Heirs often inherit the family home. However, if it comes with a mortgage, you’ll want to work with an estate planning attorney. If there are family members who could become troublesome, if houses are located in different states or if there’s a lot of money in the estate, it’s better to have the help of an experienced professional.
Death does not mean the mortgage goes away. Heirs need to decide how to manage the loan payments, even if their plan is to sell the house. If there are missing payments, there may be penalties added onto the late payment. Worse, you may not know about the mortgage until after a few payments have gone unpaid.
Heirs do have several options:
If the plan is for the heirs to move into the home, they may be able to assume the mortgage and continue paying it. There is also the option to do a cash-out refinance and pay that way.

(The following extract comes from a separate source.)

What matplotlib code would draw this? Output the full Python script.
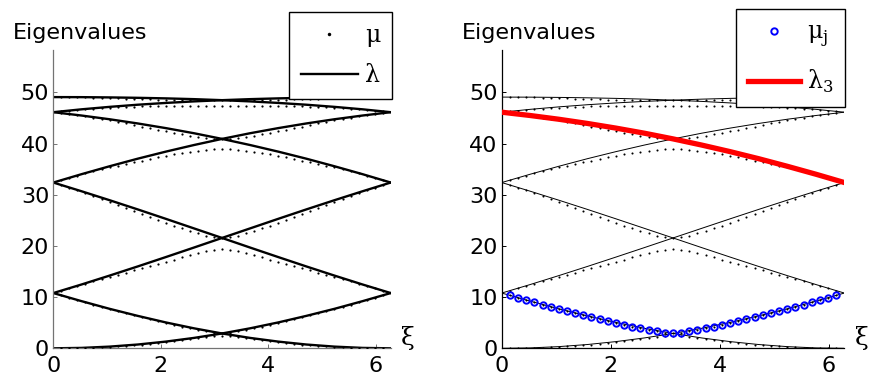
import matplotlib
matplotlib.use("Agg")
import matplotlib.pyplot as plt

# lambda curves, sampled every pi/6 on [0, 2pi]
xi_lam = [0.0, 0.524, 1.047, 1.571, 2.094, 2.618, 3.142, 3.665, 4.189, 4.712, 5.236, 5.760, 6.283]
lam1 = [0.00, 0.08, 0.33, 0.74, 1.31, 2.03, 2.90, 3.91, 5.06, 6.34, 7.72, 9.22, 10.80]
lam2 = [10.80, 9.22, 7.72, 6.34, 5.06, 3.91, 2.90, 2.03, 1.31, 0.74, 0.33, 0.08, 0.00]
lam3 = [10.80, 12.47, 14.21, 16.00, 17.83, 19.69, 21.57, 23.44, 25.31, 27.15, 28.95, 30.70, 32.40]
lam4 = [32.40, 30.70, 28.95, 27.15, 25.31, 23.44, 21.57, 19.69, 17.83, 16.00, 14.21, 12.47, 10.80]
lam5 = [32.40, 34.03, 35.58, 37.06, 38.44, 39.73, 40.93, 42.04, 43.04, 43.95, 44.77, 45.50, 46.15]
lam6 = [46.15, 45.50, 44.77, 43.95, 43.04, 42.04, 40.93, 39.73, 38.44, 37.06, 35.58, 34.03, 32.40]
lam7 = [46.15, 46.71, 47.19, 47.61, 47.96, 48.26, 48.50, 48.70, 48.85, 48.96, 49.04, 49.09, 49.10]
lam8 = [49.10, 49.09, 49.04, 48.96, 48.85, 48.70, 48.50, 48.26, 47.96, 47.61, 47.19, 46.71, 46.15]

# mu eigenvalues (dots)
xi_mu = [0.150, 0.299, 0.449, 0.598, 0.748, 0.898, 1.047, 1.197, 1.346, 1.496,
         1.646, 1.795, 1.945, 2.094, 2.244, 2.394, 2.543, 2.693, 2.842, 2.992,
         3.142, 3.291, 3.441, 3.590, 3.740, 3.890, 4.039, 4.189, 4.338, 4.488,
         4.638, 4.787, 4.937, 5.086, 5.236, 5.386, 5.535, 5.685, 5.834, 5.984, 6.134]
mu1 = [0.01, 0.02, 0.05, 0.09, 0.14, 0.20, 0.28, 0.36, 0.46, 0.58,
       0.70, 0.84, 0.99, 1.15, 1.34, 1.53, 1.73, 1.94, 2.17, 2.38,
       2.50, 2.38, 2.17, 1.94, 1.73, 1.53, 1.34, 1.15, 0.99, 0.84,
       0.70, 0.58, 0.46, 0.36, 0.28, 0.20, 0.14, 0.09, 0.05, 0.02, 0.01]
mu2 = [10.35, 9.89, 9.43, 8.99, 8.55, 8.11, 7.67, 7.26, 6.85, 6.44,
       6.05, 5.67, 5.29, 4.92, 4.58, 4.24, 3.91, 3.60, 3.31, 3.06,
       2.90, 3.06, 3.31, 3.60, 3.91, 4.24, 4.58, 4.92, 5.29, 5.67,
       6.05, 6.44, 6.85, 7.26, 7.67, 8.11, 8.55, 8.99, 9.43, 9.89, 10.35]
mu3 = [11.28, 11.73, 12.18, 12.62, 13.07, 13.50, 13.93, 14.36, 14.79, 15.21,
       15.64, 16.07, 16.49, 16.92, 17.35, 17.78, 18.20, 18.61, 18.98, 19.26,
       19.37, 19.26, 18.98, 18.61, 18.20, 17.78, 17.35, 16.92, 16.49, 16.07,
       15.64, 15.21, 14.79, 14.36, 13.93, 13.50, 13.07, 12.62, 12.18, 11.73, 11.28]
mu4 = [31.91, 31.41, 30.89, 30.36, 29.81, 29.25, 28.68, 28.09, 27.51, 26.92,
       26.33, 25.73, 25.15, 24.57, 24.00, 23.46, 22.93, 22.44, 22.01, 21.69,
       21.57, 21.69, 22.01, 22.44, 22.93, 23.46, 24.00, 24.57, 25.15, 25.73,
       26.33, 26.92, 27.51, 28.09, 28.68, 29.25, 29.81, 30.36, 30.89, 31.41, 31.91]
mu5 = [32.86, 33.31, 33.75, 34.17, 34.57, 34.96, 35.34, 35.69, 36.04, 36.38,
       36.70, 37.01, 37.32, 37.62, 37.89, 38.16, 38.42, 38.65, 38.84, 38.97,
       39.03, 38.97, 38.84, 38.65, 38.42, 38.16, 37.89, 37.62, 37.32, 37.01,
       36.70, 36.38, 36.04, 35.69, 35.34, 34.96, 34.57, 34.17, 33.75, 33.31, 32.86]
mu6 = [45.96, 45.76, 45.55, 45.32, 45.06, 44.81, 44.54, 44.25, 43.95, 43.66,
       43.35, 43.04, 42.73, 42.44, 42.13, 41.84, 41.57, 41.33, 41.12, 40.97,
       40.93, 40.97, 41.12, 41.33, 41.57, 41.84, 42.13, 42.44, 42.73, 43.04,
       43.35, 43.66, 43.95, 44.25, 44.54, 44.81, 45.06, 45.32, 45.55, 45.76, 45.96]
mu7 = [46.30, 46.46, 46.60, 46.73, 46.84, 46.95, 47.05, 47.12, 47.19, 47.25,
       47.30, 47.34, 47.36, 47.39, 47.39, 47.40, 47.40, 47.40, 47.40, 47.40,
       47.40, 47.40, 47.40, 47.40, 47.40, 47.40, 47.39, 47.39, 47.36, 47.34,
       47.30, 47.25, 47.19, 47.12, 47.05, 46.95, 46.84, 46.73, 46.60, 46.46, 46.30]
mu8 = [49.09, 49.08, 49.06, 49.03, 48.99, 48.95, 48.91, 48.86, 48.81, 48.76,
       48.71, 48.67, 48.63, 48.60, 48.56, 48.54, 48.53, 48.51, 48.50, 48.50,
       48.50, 48.50, 48.50, 48.51, 48.53, 48.54, 48.56, 48.60, 48.63, 48.67,
       48.71, 48.76, 48.81, 48.86, 48.91, 48.95, 48.99, 49.03, 49.06, 49.08, 49.09]

lams = [lam1, lam2, lam3, lam4, lam5, lam6, lam7, lam8]
mus = [mu1, mu2, mu3, mu4, mu5, mu6, mu7, mu8]

plt.rcParams['font.family'] = ['DejaVu Sans']
plt.rcParams['mathtext.fontset'] = 'custom'
plt.rcParams['mathtext.rm'] = 'DejaVu Serif'

fig = plt.figure(figsize=(8.7, 3.77), dpi=100)
ax1 = fig.add_axes([0.0613, 0.0761, 0.3878, 0.7912])
ax2 = fig.add_axes([0.5767, 0.0761, 0.3938, 0.7912])

def style_axis(ax, spine_color):
    ax.set_xlim(0, 6.283)
    ax.set_ylim(0, 58.3)
    ax.set_xticks([0, 2, 4, 6])
    ax.set_yticks([0, 10, 20, 30, 40, 50])
    for s in ['top', 'right']:
        ax.spines[s].set_visible(False)
    for s in ['left', 'bottom']:
        ax.spines[s].set_color(spine_color)
        ax.spines[s].set_linewidth(0.9)
    ax.tick_params(direction='in', length=3, width=0.7, labelsize=16, color=spine_color)
    ax.tick_params(axis='x', pad=5.5)
    ax.tick_params(axis='y', pad=3)
    ax.text(1.05, 0.035, 'ξ', transform=ax.transAxes, fontsize=18,
            family='DejaVu Serif', ha='center', va='center')

# left panel
for lam in lams:
    h_lam, = ax1.plot(xi_lam, lam, color='black', lw=1.7, zorder=2)
for mu in mus:
    h_mu, = ax1.plot(xi_mu, mu, ls='none', marker='o', ms=1.6, mew=0, color='black', zorder=3)
style_axis(ax1, '0.45')
leg1 = ax1.legend([h_mu, h_lam], ['μ', 'λ'], loc='upper right',
                  bbox_to_anchor=(0.4506, 0.9682), bbox_transform=fig.transFigure,
                  numpoints=1, fancybox=False, framealpha=1, edgecolor='black',
                  prop={'family': 'DejaVu Serif', 'size': 17}, handlelength=2.4,
                  handletextpad=0.3, labelspacing=0.72, borderpad=0.5, borderaxespad=0)
leg1.get_frame().set_linewidth(1.0)
leg1.legend_handles[0].set_markersize(2.5)

# right panel
for lam in lams:
    ax2.plot(xi_lam, lam, color='black', lw=0.7, zorder=2)
for mu in mus:
    ax2.plot(xi_mu, mu, ls='none', marker='o', ms=1.5, mew=0, color='black', zorder=3)
h_red, = ax2.plot(xi_lam, lam6, color='red', lw=3.8, zorder=4)
h_blue, = ax2.plot(xi_mu, mu2, ls='none', marker='o', ms=4.6, mew=1.4,
                   mfc='none', mec='blue', zorder=5)
style_axis(ax2, 'black')
leg2 = ax2.legend([h_blue, h_red], ['μ$_\\mathrm{j}$', 'λ$_\\mathrm{3}$'], loc='upper right',
                  bbox_to_anchor=(0.9713, 0.9761), bbox_transform=fig.transFigure,
                  numpoints=1, fancybox=False, framealpha=1, edgecolor='black',
                  prop={'family': 'DejaVu Serif', 'size': 17}, handlelength=2.2,
                  handletextpad=0.3, labelspacing=0.8, borderpad=0.5, borderaxespad=0)
leg2.get_frame().set_linewidth(1.0)

fig.text(0.0146, 0.8966, 'Eigenvalues', fontsize=16, ha='left', va='baseline')
fig.text(0.5307, 0.8966, 'Eigenvalues', fontsize=16, ha='left', va='baseline')

fig.savefig('out.png', dpi=100)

If you plan to sell the home, which might make it easier if no one in the family wants to live in the home, paying off the mortgage by using the proceeds from the sale is usually the way to go. If there is enough money in the estate account to pay the mortgage while the home is on the market, that money will come out of everyone’s share. Here again, the help of an estate planning attorney will be valuable.
Heirs have certain leverage, when dealing with a mortgage bank in an estate situation. There are certain protections available that will give you some leeway as the estate is settling. More good news—the chance of owing federal estate taxes right now is pretty small. An estate must be worth at least $11.58 million, before the federal estate tax is due.
There are still 17 states and Washington D.C. that will want payment of a state estate tax, an inheritance tax or both. There also might be capital gains tax liability from the sale of the home.
If you decide to take over the loan, the lender should be willing to work with you. The law allows heirs to assume a loan, especially when the transfer of property is to a relative, because the borrower has died. Surviving spouses have special protections to ensure that they can keep an inherited home, as long as they can afford it. In many states, this is done by holding title by “tenancy by the entireties” or “community property with right of survivorship.”
When there is a reverse mortgage on the property, options include paying off or refinancing the balance and keeping the home, selling the home for at least 95% of the appraised value, or agreeing to a deed in lieu of foreclosure. There is a window of time for the balance to be repaid, which may be extended, if the heir is actively engaged with the lender to pay the debt. However, if a year goes by and the reverse mortgage is not paid off, the lender must begin the foreclosure process.
Nothing changes if the heir is a surviving spouse, but if the borrower who dies had an unmarried partner, they have limited options, unless they are on the loan.
What if the mortgage is “underwater,” meaning that the value of the inherited home is less than the outstanding mortgage debt? If the mortgage is a non-recourse loan, meaning the borrower does not have to pay more than the value of the home, then the lender has few options outside of foreclosure. This is also true with a reverse mortgage. Heirs are fully protected, if the home isn’t worth enough to pay off the entire balance.
If there is no will, things get extremely complicated. Contact an estate planning attorney as soon as possible.
Reference: Bankrate (Oct. 22, 2020) “Does the home you inherited include a mortgage?”